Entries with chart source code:
==================================================

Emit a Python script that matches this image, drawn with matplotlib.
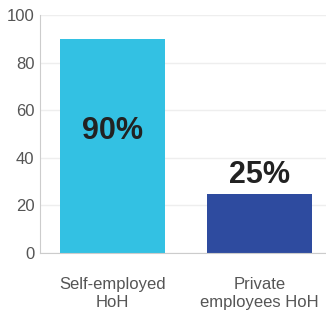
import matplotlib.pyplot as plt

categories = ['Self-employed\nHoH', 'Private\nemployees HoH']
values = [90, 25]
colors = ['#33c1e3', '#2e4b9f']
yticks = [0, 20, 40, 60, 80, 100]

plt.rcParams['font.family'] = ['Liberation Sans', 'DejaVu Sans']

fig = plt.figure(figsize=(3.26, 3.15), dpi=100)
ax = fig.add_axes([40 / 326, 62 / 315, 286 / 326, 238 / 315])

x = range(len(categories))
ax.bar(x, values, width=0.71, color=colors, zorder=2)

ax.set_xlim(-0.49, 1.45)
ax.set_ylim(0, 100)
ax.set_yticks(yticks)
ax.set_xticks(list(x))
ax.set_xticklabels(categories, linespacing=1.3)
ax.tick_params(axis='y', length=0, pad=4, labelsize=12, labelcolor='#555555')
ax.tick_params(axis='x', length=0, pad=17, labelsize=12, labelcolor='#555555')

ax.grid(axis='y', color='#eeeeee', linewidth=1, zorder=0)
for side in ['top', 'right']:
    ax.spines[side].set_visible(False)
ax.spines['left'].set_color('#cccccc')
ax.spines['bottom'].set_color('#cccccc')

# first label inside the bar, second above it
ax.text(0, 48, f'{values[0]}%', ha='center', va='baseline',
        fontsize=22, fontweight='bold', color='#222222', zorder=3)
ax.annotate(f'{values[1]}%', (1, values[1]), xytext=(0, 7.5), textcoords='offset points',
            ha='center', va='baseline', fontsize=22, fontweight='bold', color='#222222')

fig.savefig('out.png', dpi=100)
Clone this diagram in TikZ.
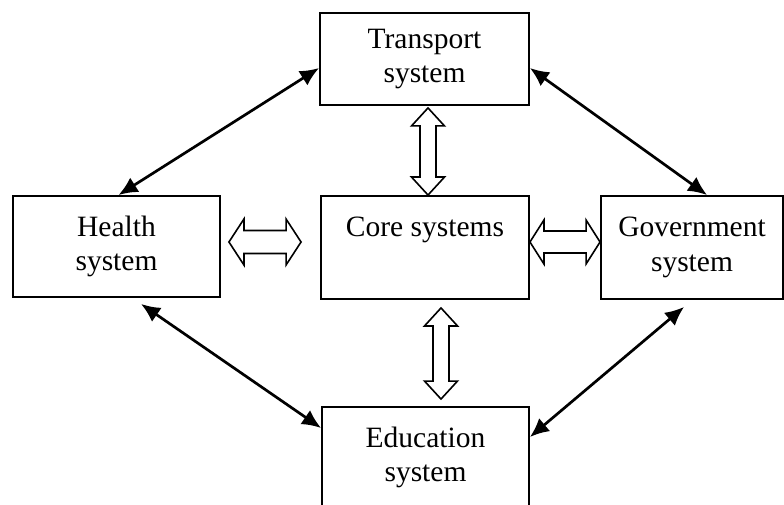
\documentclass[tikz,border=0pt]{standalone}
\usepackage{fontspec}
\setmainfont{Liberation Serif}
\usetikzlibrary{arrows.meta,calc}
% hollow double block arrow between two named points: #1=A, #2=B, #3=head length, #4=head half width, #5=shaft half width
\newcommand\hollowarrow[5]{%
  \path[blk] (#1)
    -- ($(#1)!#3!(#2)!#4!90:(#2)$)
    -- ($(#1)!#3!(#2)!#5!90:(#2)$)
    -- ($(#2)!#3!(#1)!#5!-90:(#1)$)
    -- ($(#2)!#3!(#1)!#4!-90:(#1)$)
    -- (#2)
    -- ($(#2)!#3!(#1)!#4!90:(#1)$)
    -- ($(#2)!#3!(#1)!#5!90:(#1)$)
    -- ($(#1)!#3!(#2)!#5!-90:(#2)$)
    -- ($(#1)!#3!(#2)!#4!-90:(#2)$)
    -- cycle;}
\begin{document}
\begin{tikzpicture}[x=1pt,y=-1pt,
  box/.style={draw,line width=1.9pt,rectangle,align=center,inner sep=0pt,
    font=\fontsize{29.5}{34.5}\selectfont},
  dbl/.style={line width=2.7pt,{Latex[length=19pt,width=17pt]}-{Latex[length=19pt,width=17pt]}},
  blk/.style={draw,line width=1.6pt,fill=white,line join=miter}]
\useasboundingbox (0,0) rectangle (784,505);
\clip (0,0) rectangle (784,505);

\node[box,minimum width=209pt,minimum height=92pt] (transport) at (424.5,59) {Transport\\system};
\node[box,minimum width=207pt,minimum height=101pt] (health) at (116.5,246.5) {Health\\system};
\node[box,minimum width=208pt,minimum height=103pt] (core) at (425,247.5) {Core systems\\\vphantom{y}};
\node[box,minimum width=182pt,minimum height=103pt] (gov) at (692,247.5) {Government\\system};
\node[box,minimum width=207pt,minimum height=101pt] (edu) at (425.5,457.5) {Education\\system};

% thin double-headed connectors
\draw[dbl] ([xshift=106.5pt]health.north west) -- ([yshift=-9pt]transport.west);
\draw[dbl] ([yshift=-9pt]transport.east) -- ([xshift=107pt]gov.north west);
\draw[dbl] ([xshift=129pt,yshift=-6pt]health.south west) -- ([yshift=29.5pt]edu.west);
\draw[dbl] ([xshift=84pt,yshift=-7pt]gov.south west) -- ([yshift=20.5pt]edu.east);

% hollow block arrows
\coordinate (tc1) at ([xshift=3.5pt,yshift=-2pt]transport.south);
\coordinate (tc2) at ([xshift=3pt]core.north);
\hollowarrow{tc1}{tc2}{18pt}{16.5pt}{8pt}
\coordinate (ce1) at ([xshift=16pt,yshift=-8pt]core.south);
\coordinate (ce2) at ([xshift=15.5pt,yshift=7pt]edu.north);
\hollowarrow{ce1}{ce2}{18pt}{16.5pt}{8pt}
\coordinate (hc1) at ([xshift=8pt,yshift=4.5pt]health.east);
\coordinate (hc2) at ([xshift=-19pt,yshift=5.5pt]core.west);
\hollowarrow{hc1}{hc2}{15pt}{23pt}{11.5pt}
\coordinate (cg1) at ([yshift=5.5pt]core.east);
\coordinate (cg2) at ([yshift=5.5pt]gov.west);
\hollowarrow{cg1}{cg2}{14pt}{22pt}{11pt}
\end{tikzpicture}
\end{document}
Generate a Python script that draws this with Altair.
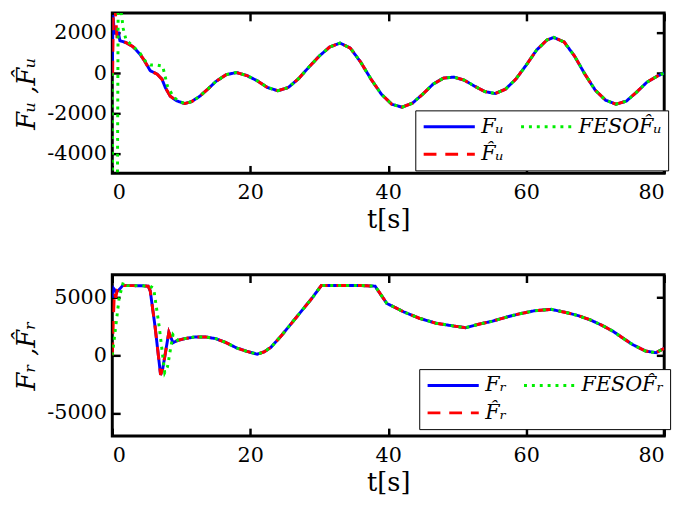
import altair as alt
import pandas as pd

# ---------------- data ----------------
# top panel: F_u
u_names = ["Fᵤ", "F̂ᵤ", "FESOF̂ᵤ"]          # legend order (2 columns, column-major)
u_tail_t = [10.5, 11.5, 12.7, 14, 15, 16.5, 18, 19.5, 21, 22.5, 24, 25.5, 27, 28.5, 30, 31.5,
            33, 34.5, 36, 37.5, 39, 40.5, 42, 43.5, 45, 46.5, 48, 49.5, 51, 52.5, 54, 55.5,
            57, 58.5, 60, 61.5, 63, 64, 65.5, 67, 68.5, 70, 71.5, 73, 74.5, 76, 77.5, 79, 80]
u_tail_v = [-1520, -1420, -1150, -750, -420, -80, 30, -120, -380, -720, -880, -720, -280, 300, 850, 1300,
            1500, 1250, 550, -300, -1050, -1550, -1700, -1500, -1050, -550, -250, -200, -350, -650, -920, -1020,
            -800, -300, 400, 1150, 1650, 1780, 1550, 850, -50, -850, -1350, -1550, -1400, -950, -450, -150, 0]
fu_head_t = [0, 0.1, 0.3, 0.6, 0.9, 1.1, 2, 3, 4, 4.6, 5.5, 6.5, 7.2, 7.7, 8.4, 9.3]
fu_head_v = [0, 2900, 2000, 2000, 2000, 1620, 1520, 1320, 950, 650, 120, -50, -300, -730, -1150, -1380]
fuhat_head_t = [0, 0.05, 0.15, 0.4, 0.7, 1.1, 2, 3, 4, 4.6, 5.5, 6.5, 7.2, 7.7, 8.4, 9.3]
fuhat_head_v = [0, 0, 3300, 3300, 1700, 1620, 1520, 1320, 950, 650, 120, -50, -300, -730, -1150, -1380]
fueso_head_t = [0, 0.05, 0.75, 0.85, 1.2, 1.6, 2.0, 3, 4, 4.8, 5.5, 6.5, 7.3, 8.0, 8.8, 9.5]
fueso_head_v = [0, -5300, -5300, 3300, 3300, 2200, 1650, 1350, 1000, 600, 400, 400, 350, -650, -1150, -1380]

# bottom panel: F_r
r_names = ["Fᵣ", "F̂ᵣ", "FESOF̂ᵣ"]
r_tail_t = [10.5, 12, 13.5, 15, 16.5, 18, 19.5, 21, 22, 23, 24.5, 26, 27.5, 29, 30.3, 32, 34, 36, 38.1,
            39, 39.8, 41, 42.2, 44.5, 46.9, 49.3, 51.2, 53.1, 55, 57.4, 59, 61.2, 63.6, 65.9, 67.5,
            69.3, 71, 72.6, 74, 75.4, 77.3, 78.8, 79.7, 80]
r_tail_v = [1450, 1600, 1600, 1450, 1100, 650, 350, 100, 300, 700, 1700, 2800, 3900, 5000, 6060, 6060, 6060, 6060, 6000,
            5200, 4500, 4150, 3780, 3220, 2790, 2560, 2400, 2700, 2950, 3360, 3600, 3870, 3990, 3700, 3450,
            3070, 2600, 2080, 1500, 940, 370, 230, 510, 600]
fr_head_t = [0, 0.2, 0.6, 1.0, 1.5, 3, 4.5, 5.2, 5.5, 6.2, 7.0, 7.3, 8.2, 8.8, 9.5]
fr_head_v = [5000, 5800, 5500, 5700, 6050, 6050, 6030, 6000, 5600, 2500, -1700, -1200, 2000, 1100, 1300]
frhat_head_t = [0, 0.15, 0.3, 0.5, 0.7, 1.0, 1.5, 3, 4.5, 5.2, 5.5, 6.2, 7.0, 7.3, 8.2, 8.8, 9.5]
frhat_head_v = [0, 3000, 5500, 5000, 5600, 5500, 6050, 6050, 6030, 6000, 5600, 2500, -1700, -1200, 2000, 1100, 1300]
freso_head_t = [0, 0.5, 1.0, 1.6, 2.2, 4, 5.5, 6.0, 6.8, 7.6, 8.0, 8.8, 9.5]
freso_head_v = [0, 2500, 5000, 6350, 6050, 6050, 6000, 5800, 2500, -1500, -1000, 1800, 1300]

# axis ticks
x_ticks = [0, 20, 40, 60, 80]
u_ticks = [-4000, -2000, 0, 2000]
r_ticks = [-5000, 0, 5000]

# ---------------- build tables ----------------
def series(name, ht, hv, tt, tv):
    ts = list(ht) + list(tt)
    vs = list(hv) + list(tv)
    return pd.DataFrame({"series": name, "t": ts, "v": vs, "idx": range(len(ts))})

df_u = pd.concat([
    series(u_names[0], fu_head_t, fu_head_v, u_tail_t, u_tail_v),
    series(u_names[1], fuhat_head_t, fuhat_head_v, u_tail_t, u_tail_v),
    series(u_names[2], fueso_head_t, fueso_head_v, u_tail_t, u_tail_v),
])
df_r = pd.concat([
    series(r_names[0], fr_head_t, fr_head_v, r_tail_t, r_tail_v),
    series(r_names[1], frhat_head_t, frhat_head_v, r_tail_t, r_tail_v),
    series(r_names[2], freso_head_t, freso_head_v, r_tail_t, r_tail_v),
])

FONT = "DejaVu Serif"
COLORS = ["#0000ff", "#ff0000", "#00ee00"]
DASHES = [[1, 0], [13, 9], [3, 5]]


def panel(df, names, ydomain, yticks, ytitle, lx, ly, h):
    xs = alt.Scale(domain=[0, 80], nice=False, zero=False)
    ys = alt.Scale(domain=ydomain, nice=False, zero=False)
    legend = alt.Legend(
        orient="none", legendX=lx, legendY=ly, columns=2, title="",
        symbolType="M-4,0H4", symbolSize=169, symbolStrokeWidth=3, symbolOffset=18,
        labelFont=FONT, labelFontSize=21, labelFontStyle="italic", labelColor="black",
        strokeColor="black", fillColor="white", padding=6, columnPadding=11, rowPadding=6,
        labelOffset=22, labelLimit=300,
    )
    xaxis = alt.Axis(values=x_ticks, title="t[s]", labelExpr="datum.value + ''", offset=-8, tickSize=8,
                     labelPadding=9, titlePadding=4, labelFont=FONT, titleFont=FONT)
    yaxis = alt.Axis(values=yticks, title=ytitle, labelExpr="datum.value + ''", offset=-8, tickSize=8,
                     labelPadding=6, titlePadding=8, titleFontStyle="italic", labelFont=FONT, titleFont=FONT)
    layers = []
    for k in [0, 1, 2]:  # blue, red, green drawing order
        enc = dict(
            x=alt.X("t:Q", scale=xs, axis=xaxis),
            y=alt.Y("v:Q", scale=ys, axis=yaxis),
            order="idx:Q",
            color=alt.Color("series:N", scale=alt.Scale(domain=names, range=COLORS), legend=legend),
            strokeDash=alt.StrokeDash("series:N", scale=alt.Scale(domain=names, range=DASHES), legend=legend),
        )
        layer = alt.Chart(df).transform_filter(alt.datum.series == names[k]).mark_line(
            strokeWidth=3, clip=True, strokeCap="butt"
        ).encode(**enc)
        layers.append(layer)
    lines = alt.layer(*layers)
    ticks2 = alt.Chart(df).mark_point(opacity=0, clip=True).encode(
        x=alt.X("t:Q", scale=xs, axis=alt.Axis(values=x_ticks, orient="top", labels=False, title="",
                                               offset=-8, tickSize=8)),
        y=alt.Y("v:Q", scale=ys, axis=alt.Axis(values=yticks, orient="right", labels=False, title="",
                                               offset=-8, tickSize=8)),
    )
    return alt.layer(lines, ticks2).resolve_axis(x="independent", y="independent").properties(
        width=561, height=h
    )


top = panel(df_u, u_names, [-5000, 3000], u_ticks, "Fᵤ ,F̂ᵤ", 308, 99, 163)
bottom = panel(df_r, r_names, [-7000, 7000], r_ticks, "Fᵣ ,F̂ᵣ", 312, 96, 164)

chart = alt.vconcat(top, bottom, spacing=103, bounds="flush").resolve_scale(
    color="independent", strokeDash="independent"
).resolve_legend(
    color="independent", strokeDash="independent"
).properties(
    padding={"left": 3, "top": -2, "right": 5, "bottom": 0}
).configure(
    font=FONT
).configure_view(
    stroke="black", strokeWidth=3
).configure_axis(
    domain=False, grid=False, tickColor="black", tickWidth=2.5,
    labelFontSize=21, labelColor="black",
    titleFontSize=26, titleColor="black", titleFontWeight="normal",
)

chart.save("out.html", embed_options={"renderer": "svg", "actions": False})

==================================================

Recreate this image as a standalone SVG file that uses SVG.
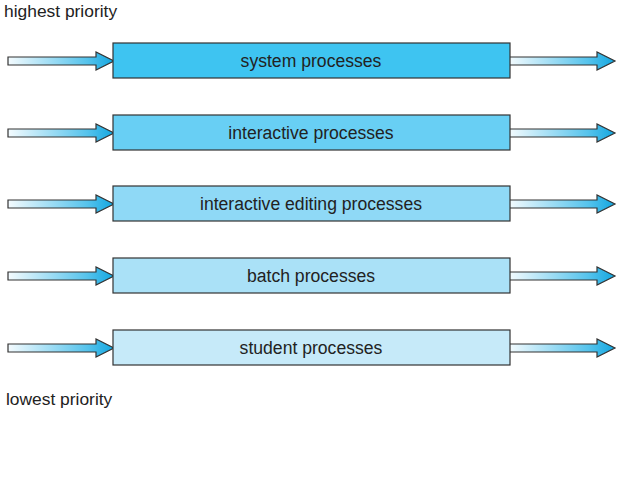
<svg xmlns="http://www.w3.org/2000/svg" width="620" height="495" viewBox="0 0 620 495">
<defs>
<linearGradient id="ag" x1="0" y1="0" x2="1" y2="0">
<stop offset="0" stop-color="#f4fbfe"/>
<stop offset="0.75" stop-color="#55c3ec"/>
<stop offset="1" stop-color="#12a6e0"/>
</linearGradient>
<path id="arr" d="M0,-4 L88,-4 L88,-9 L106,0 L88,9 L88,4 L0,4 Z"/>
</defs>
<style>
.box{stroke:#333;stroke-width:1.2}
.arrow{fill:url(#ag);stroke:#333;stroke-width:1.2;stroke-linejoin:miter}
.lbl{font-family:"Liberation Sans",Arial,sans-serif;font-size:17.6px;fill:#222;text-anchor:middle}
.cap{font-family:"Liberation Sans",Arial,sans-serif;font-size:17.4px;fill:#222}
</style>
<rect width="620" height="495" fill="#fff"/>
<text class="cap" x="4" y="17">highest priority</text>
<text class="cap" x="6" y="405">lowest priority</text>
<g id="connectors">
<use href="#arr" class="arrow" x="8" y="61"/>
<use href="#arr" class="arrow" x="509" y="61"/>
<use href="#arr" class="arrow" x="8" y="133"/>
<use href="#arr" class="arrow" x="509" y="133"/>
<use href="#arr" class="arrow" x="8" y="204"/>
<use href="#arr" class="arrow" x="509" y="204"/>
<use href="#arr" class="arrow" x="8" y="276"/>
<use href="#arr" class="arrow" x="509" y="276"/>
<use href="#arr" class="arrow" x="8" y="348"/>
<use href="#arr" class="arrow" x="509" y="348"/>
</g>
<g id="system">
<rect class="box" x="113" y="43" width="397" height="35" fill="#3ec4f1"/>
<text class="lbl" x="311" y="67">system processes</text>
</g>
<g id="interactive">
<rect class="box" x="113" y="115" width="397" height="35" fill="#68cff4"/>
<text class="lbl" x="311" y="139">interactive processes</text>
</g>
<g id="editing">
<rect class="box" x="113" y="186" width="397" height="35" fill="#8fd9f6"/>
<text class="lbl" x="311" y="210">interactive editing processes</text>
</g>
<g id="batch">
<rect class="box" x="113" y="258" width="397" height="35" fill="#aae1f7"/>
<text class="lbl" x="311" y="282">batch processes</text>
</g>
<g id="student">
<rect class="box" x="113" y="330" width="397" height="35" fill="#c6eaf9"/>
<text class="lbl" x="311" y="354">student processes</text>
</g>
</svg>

==================================================

Task goal » Can you give again only the lines between the one containing "Emit a Python" and the one containing "ax.spines['bottom'].set_color('#cccccc')", counting both, exactly as they appear and without any pictures?

Exercise response »
Emit a Python script that matches this image, drawn with matplotlib.
import matplotlib.pyplot as plt

categories = ['Self-employed\nHoH', 'Private\nemployees HoH']
values = [90, 25]
colors = ['#33c1e3', '#2e4b9f']
yticks = [0, 20, 40, 60, 80, 100]

plt.rcParams['font.family'] = ['Liberation Sans', 'DejaVu Sans']

fig = plt.figure(figsize=(3.26, 3.15), dpi=100)
ax = fig.add_axes([40 / 326, 62 / 315, 286 / 326, 238 / 315])

x = range(len(categories))
ax.bar(x, values, width=0.71, color=colors, zorder=2)

ax.set_xlim(-0.49, 1.45)
ax.set_ylim(0, 100)
ax.set_yticks(yticks)
ax.set_xticks(list(x))
ax.set_xticklabels(categories, linespacing=1.3)
ax.tick_params(axis='y', length=0, pad=4, labelsize=12, labelcolor='#555555')
ax.tick_params(axis='x', length=0, pad=17, labelsize=12, labelcolor='#555555')

ax.grid(axis='y', color='#eeeeee', linewidth=1, zorder=0)
for side in ['top', 'right']:
    ax.spines[side].set_visible(False)
ax.spines['left'].set_color('#cccccc')
ax.spines['bottom'].set_color('#cccccc')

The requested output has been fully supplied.